20.2.08

A direita incorrigível


Às vezes percebo quem é de esquerda. Por que razões são de esquerda – sobretudo aqueles que têm instintos niilistas, de negação das ideias em que se não revêem, sendo esse o móbil para se situarem no espectro das ideias políticas. Assim como eu não sou de esquerda, pelas reacções epidérmicas que tudo o que ressoe a esquerda me causa. Sem ser de direita, da direita conservadora, beatificamente católica, tacanha, nacionalista, tributária de um Estado forte que traz a iniciativa privada na sua alçada, forçada às reacções pavlovianas de quem depende da generosidade estatal. Dessa direita trauliteira, apanhada por “valores” ancestrais, como se ainda vivesse algures perdida no nebuloso final do século XIX.
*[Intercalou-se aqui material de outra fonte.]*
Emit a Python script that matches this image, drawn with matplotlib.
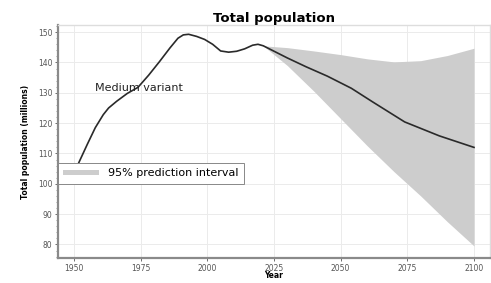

Há espécimes desta direita incorrigível por todo o lado. Para gáudio das esquerdas, que nem precisam de se esforçar muito para convencer exércitos que se alistam nas suas fileiras que elas são a inevitabilidade dos tempos modernos. Basta olhar para os disparates infindáveis dessa direita para que muitos se encostem a uma esquerda qualquer. Essa direita irregenerável é o maior capital de confiança para as esquerdas. Se a direita deste jaez desaparecesse, ou se fosse reduzida a uma expressão insignificante, o que seria das esquerdas que vivem dela como quem necessita de oxigénio?

O mais recente episódio da irreprimível tolice desta direita foi conhecido através das palavras sábias da Sra. Berlusconi. Publicou artigo de opinião no dia dos namorados, no jornal Corriere della Sera, destilando um manual do comportamento das senhoras mães de família. Imagino as feministas empedernidas, as insónias que as terão assaltado ao lerem as preciosidades oferecidas pela Sra. Berlusconi. Começa por ensinar que “a mulher deve ser o anjo moral do lar e estar sempre disposta a oferecer uma carícia ou a servir os outros, através de simples gestos caseiros”.

Há frases sumarentas, um vasto cardápio que vem polir o altar do supremo disparate. Esta afirmação catedrática da Sra. Berlusconi é, diria, burlesca na sua sagacidade. É só pérolas, e todas acantonadas numa singela frase: a mulher como “anjo moral” (e há, por acaso, anjos imorais?! E se a mulher é a caução da moralidade dentro do lar, será o homem, por antinomia, o demónio da imoralidade?); a generosidade perene de quem deve estar “sempre disposta a oferecer uma carícia”, para logo desfazer possíveis equívocos de mentes mal intencionadas que poderiam tresler as doutas palavras da senhora: pois as carícias concretizam-se através de “simples gestos caseiros”. Não resisto a enfileirar ao lado das mentes perversas, propositadamente viradas para uma interpretação maliciosa das palavras da consorte do ex-primeiro-ministro italiano: oferecer carícias ao marido, vá lá, faz parte do contrato matrimonial; faltou-lhe explicar como podem as donas de casa oferecer essas carícias a alguém com quem não tenham contraído matrimónio. É que na expressão “simples gestos caseiros” cabem muitas possibilidades…

A Sra. Berlusconi – que, a propósito, tem nome próprio: Veronica Lario – prossegue a sua saga anacrónica. Reclama dos homens o reconhecimento de um estatuto específico para as mulheres. Desenganem-se os arautos da igualdade dos sexos. A D. Veronica quer que os homens não incentivem as consortes a optarem por uma carreira igual à deles. Uma carreira profissional, onde se joga o prestígio, o poder, o dinheiro, a ambição, está reservada aos varões. De outro modo, as senhoras não terão condições para exercer a função para que foram criadas – supõe-se, com a ajuda do dedo divino: serem fadas do lar. Para agigantar os fantasmas que se levantam detrás das nuvens da modernidade, a D. Veronica apressa-se a pressagiar o futuro caso as mulheres se demitam do seu lugar de “anjos morais do lar”: de acordo com a sua mente fantasiosa, hão-de nascer muitas “gerações mortas”. (E o que é uma “geração morta”?)

O mundo pequenino da senhora Berlusconi é este: lugares diferentes, papéis diferentes, uma caução à estafada superioridade masculina. Já sabia que ainda sobrevivem abundantes exemplares do marialvismo que, por cá, tem expressão em toureiros monárquicos com veia para o fado gingão. Desconhecia que há, entre a fauna feminina, quem escreva palavras de apoio ao marialvismo retrógrado. Terá a D. Veronica feito um curso intensivo com D. Nuno da Câmara Pereira?